With which I agree. And also, in the process, shaming transparent  twits and sophomoric lackeys like Jonathan Turley.


Update - Addendum: To show how marginal Turley's arguments are, 500 constitutional scholars have since signed a letter attesting to their agreement with the arguments made by the three Democratic witnesses, Profs. Karlan, Gerhardt and Feldman.


See also:




Excerpt:

"In his opening statement emphasizing the importance of legal standards, George Washington University constitutional law professor Jonathan Turley claimed that impeaching, “a president on this record would expose every future president to the same type of inchoate impeachment” and warned, “I hope you will consider what you will do when the wind blows again perhaps for a Democratic president.”

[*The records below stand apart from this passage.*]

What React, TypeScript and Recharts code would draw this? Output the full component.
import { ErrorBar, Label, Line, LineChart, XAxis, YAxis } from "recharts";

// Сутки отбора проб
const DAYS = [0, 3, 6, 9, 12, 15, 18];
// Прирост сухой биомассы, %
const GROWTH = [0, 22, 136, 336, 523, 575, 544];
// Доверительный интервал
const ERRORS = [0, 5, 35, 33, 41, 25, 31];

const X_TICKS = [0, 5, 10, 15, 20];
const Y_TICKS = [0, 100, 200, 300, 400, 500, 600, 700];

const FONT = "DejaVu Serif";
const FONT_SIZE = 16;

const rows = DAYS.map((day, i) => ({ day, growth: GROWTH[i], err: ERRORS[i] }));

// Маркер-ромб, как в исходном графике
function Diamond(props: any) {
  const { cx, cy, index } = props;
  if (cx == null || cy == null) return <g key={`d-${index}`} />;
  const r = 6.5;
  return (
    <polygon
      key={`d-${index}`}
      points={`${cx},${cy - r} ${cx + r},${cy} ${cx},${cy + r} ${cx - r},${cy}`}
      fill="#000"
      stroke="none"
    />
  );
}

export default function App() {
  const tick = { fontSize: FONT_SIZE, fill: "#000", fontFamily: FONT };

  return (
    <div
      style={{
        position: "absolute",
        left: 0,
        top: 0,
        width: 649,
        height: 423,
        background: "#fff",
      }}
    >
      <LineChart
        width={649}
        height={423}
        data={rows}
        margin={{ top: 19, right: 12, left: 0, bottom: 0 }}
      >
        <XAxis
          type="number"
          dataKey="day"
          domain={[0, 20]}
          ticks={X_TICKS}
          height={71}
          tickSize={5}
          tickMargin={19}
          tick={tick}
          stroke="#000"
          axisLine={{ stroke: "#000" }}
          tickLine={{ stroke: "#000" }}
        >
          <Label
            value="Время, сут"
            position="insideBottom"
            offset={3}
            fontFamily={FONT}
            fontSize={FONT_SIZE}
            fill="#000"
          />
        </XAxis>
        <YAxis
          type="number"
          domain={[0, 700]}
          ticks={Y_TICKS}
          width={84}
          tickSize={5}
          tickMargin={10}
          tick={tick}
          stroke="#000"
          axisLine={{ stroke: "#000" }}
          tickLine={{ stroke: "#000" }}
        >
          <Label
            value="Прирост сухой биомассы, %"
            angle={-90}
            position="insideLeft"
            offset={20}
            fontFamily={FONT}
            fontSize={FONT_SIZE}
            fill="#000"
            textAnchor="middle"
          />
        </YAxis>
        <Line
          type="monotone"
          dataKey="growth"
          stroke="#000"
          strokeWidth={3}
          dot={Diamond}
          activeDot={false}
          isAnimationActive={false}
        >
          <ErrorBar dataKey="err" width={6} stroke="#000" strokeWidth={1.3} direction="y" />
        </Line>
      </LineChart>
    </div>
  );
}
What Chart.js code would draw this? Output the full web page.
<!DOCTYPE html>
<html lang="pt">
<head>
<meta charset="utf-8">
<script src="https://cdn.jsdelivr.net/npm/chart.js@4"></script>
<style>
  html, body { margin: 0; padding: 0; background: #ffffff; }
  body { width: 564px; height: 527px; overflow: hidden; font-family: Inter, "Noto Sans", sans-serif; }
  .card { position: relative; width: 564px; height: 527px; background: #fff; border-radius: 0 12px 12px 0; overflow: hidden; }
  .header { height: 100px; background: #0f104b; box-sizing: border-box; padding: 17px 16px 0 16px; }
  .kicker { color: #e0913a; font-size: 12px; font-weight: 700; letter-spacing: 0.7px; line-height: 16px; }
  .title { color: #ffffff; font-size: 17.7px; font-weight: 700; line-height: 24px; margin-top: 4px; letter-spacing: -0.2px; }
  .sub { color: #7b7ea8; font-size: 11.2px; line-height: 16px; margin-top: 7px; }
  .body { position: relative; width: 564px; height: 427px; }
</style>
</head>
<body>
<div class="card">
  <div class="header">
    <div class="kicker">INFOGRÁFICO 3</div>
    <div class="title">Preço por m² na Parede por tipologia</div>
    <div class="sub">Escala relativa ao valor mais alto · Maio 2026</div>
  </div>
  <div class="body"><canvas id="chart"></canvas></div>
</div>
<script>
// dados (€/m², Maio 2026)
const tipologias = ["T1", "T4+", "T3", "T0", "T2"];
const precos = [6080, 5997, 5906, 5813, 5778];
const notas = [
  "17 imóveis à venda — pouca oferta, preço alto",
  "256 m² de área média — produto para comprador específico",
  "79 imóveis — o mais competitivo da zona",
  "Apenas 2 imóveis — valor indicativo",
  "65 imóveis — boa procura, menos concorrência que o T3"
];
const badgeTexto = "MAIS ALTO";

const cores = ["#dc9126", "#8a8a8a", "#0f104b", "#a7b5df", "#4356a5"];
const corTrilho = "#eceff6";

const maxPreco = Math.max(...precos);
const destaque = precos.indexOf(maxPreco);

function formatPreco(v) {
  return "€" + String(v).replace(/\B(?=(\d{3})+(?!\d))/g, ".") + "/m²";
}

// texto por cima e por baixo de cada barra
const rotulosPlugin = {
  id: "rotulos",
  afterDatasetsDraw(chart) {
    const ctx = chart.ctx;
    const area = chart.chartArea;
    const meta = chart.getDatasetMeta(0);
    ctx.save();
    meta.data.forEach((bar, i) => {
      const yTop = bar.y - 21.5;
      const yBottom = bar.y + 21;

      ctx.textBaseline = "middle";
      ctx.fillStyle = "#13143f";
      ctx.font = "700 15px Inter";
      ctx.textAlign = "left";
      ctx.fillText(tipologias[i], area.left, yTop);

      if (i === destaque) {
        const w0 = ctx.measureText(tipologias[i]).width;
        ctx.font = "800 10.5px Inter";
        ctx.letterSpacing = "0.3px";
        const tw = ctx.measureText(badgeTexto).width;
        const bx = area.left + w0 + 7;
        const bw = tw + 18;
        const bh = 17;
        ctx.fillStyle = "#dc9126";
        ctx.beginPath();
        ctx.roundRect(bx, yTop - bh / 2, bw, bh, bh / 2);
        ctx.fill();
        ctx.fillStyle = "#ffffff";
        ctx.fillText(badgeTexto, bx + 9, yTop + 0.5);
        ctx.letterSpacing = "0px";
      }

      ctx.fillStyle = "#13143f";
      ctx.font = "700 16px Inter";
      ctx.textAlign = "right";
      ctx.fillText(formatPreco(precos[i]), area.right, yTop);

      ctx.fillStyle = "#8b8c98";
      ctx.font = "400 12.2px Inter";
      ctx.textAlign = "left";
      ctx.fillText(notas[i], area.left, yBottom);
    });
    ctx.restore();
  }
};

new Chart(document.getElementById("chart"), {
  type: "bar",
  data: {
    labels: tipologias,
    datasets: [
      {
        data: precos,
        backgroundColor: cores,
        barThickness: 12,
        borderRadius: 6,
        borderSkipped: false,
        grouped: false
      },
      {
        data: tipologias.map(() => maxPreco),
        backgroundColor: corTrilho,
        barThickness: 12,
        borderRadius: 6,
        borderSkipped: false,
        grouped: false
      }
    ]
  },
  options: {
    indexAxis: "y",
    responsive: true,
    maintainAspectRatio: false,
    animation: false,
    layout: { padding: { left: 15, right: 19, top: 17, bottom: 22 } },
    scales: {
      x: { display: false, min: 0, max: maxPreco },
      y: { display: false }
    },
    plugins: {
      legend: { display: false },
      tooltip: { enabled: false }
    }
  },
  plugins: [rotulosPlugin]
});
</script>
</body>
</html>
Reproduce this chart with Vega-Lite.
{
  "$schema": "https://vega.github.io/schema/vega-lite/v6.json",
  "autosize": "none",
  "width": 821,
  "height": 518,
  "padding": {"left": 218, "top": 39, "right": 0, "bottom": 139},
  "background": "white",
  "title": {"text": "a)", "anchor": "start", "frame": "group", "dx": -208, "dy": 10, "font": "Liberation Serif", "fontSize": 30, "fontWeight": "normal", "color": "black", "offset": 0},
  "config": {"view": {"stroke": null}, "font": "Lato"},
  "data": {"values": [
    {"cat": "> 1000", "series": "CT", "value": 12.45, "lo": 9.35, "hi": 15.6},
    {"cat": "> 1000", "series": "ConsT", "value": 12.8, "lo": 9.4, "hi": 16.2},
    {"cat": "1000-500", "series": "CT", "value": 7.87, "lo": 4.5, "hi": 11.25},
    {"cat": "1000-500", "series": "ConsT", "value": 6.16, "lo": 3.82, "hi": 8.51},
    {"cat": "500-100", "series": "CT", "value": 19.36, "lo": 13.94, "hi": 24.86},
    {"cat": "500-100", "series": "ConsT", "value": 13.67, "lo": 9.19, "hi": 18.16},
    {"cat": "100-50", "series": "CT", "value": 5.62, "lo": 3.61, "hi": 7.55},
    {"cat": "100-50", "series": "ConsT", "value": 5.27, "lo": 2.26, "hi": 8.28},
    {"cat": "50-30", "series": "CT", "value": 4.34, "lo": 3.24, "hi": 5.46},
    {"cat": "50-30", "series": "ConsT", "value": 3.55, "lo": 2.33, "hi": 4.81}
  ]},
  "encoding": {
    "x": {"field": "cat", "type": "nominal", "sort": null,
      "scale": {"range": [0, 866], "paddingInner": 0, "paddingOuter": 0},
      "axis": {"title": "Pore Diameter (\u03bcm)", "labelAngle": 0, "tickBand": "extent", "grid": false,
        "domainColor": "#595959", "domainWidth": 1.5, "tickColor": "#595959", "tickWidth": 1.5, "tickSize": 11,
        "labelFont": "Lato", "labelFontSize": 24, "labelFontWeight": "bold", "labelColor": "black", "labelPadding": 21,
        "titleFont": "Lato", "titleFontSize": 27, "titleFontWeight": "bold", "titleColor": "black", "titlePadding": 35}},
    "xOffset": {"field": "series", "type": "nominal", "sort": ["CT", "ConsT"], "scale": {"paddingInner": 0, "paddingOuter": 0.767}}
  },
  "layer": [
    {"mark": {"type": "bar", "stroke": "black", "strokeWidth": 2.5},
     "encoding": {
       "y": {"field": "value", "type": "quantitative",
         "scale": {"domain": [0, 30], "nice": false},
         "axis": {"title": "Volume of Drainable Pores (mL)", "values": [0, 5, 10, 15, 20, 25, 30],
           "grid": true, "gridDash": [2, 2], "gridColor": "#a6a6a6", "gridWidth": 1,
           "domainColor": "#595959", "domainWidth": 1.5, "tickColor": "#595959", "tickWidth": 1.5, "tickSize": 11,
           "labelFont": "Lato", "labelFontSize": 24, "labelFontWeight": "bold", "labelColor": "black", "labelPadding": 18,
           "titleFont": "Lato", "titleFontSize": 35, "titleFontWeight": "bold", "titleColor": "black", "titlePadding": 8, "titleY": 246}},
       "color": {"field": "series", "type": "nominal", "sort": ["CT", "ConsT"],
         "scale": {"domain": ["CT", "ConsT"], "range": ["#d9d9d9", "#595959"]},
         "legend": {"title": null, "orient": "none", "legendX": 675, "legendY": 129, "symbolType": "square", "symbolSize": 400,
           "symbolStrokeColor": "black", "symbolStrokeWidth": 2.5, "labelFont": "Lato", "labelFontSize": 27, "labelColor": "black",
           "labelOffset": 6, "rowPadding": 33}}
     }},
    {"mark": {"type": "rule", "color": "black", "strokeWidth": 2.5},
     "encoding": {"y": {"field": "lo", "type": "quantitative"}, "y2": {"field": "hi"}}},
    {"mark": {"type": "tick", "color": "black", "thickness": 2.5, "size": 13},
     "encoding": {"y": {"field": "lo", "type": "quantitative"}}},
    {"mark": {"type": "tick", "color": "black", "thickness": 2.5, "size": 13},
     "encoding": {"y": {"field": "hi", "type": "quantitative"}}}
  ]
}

In making this argument, Turley might just as well have argued that the founding patriots should not have declared independence because once they were in power, the people might declare their independence from them. The founding patriots, after all, were not asserting a codified legal standard in declaring their independence, they were asserting their political power. The source of the people’s political power sufficient to overthrow codified law, the Declaration itself announced, was not the written codes authored by human beings, but the “self-evident” truths describing natural law. 

Faced with Turley’s argument, our founding patriots might well have said, “If we, as governors of the people, deserve it, let the people declare their independence from us.” Indeed, Thomas Jefferson famously welcomed such exercise of the people’s authority under natural law to assert their political power when he said, “The tree of liberty must be refreshed from time to time with the blood of patriots and tyrants.” But Jefferson and the other founding patriots were also wise enough to allow for a process that would avoid the need for such bloodshed in the assertion of the people’s authority and power under natural law to remove an illegitimate government. They gave us impeachment."